Am Abend suchen wir noch einmal nach Kaimanen und können diesmal nicht nur rote Augen, sondern auch mal einzelne Umrisse der Tiere entdecken, bevor diese abtauchen.
Am letzten Tag, der wettertechnisch wieder besser aussieht, gehen wir angeln. In zwei Stunden zerstöre ich eine Angelsehne, weil sich der Haken einem Stamm im Wasser verfängt und fange ständig Äste, wenn ich die Angel zu ruckartig aus dem Wasser reiße… Eine Sardine und drei Piranhas fange ich dann aber doch noch, von denen zwei allerdings so klein sind, dass sie zurück ins Wasser geworfen werden.

Magdalena fängt währenddessen ganze neun Piranhas. So haben wir letztendlich ein gutes Mittagessen zusammen, bevor am Nachmittag zurück nach Leticia geht.

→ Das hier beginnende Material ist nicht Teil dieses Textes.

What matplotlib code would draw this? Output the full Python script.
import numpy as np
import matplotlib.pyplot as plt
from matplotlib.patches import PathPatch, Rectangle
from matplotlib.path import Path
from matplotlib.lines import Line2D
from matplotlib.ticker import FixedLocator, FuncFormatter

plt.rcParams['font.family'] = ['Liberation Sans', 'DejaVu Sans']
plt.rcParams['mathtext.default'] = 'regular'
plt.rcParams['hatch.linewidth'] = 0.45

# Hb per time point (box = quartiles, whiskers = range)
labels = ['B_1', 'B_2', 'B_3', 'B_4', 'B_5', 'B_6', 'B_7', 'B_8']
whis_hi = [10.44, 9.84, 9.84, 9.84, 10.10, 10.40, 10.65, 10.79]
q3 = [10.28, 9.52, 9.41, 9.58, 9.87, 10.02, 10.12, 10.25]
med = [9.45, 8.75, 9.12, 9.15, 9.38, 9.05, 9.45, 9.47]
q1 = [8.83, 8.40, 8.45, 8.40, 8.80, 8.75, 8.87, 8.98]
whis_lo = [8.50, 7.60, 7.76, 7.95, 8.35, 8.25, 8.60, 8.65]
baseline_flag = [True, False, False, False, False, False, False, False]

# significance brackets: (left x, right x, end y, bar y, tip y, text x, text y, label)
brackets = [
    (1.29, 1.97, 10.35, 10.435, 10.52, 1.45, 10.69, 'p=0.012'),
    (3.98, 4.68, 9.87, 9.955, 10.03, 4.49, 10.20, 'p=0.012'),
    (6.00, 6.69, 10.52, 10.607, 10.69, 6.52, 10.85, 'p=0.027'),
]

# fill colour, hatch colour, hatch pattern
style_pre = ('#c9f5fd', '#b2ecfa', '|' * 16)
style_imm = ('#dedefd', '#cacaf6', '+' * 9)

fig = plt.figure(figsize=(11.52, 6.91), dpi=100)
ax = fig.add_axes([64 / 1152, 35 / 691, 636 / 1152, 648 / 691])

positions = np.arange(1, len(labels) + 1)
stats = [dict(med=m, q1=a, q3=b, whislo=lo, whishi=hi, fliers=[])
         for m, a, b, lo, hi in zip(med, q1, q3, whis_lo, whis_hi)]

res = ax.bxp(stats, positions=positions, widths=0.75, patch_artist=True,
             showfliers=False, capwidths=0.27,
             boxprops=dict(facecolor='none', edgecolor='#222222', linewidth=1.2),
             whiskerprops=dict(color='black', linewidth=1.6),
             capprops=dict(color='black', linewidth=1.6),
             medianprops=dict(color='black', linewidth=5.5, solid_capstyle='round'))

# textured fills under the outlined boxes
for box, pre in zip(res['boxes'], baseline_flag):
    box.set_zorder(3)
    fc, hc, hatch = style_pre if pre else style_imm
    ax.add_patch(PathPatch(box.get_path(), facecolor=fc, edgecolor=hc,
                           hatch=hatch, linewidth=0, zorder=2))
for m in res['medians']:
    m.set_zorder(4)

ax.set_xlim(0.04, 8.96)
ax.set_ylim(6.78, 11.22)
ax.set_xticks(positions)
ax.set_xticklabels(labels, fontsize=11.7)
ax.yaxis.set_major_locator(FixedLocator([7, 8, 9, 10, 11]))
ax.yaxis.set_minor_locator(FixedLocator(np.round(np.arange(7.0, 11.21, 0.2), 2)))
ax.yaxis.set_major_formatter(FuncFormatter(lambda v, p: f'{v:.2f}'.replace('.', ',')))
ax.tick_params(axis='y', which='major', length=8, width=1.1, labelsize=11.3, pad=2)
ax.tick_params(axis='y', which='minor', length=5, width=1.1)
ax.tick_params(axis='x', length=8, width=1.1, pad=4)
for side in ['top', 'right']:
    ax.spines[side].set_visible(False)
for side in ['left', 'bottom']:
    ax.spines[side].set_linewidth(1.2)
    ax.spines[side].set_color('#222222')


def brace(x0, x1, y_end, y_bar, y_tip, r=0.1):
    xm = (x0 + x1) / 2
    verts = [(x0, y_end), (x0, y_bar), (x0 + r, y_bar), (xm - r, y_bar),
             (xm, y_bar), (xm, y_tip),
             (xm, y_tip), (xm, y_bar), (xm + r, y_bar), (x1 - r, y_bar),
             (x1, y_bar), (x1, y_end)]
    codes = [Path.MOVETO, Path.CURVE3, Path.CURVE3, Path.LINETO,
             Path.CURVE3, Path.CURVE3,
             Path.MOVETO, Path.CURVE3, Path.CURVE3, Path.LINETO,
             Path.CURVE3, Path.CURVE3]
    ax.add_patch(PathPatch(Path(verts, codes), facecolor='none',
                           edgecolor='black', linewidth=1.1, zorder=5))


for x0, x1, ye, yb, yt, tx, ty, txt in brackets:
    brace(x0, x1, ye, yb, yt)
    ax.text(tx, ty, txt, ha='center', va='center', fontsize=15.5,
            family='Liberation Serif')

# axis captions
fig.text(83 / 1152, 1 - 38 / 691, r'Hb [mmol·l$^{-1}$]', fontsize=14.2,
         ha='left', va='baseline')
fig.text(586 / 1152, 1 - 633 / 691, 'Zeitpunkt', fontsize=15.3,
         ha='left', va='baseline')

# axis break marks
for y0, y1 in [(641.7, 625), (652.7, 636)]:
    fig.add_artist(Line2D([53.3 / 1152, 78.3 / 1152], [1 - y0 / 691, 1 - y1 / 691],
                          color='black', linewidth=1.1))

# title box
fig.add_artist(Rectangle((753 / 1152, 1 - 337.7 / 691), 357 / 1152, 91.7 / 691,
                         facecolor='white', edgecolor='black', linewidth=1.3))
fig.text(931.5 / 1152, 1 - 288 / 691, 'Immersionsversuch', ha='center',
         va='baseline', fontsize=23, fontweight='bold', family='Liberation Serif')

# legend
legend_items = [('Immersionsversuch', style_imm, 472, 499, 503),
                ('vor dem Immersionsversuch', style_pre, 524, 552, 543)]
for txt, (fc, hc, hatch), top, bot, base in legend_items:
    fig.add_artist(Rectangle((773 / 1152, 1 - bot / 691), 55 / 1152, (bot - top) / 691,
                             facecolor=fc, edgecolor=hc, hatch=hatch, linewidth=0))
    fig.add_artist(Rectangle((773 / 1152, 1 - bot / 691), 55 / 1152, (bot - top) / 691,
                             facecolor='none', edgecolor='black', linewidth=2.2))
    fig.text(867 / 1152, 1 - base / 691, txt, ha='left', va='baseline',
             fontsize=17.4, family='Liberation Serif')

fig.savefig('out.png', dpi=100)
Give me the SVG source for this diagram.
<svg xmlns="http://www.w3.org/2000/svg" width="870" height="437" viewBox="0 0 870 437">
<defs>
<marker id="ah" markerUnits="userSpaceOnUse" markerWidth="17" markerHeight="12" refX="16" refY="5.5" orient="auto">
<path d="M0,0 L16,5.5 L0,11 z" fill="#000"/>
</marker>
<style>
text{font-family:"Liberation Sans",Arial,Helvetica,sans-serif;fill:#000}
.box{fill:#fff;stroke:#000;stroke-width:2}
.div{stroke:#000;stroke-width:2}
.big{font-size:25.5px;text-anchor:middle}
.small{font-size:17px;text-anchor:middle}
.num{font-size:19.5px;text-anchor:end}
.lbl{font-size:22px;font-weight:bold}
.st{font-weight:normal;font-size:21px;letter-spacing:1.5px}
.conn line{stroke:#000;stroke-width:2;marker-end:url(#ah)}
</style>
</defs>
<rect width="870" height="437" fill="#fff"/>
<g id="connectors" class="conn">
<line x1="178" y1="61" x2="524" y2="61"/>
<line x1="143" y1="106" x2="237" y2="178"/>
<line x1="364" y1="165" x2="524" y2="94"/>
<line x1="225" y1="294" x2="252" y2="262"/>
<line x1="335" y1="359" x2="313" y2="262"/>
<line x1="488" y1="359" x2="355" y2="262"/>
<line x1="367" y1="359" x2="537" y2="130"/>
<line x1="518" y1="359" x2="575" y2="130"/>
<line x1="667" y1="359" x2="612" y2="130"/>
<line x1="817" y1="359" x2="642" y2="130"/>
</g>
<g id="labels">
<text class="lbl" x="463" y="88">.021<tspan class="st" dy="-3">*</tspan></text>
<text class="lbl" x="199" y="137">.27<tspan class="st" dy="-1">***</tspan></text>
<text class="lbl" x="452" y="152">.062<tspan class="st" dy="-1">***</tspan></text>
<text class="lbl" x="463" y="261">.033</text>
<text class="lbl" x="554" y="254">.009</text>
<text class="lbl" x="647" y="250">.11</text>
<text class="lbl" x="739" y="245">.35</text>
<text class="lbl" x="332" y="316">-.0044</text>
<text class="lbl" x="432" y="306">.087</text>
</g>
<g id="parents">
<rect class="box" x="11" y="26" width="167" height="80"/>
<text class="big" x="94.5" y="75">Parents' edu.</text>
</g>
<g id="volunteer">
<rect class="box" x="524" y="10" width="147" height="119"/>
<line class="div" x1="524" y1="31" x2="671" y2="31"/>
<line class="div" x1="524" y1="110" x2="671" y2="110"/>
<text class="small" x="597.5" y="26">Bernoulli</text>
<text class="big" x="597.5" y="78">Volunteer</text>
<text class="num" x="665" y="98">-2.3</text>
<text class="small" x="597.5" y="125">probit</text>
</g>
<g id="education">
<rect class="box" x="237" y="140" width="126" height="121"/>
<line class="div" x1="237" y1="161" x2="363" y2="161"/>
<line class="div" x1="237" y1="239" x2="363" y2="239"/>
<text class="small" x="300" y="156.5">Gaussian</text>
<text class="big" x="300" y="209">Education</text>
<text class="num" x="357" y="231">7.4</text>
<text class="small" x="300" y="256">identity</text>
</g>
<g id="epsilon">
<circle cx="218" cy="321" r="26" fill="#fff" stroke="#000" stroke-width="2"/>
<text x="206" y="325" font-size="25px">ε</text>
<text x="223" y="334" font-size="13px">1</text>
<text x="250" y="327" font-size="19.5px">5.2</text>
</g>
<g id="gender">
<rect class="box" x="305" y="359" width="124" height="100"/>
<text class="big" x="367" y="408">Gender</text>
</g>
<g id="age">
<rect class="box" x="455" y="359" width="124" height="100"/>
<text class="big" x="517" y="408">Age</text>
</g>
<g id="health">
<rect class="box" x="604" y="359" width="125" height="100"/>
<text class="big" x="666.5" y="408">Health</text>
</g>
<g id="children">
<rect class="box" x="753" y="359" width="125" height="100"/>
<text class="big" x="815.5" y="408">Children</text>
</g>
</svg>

Den verbleibenden Tag vor unserem Rückflug nach Bogotá nutzen wir, um uns einmal auf die Brasilianische Seite zu begeben, ansonsten aber größtenteils auszuruhen, da es ein sehr drückend heißer Tag ist, der in einem heftigen Abendschauer ändert.

Und dann geht es wieder zum Flughafen!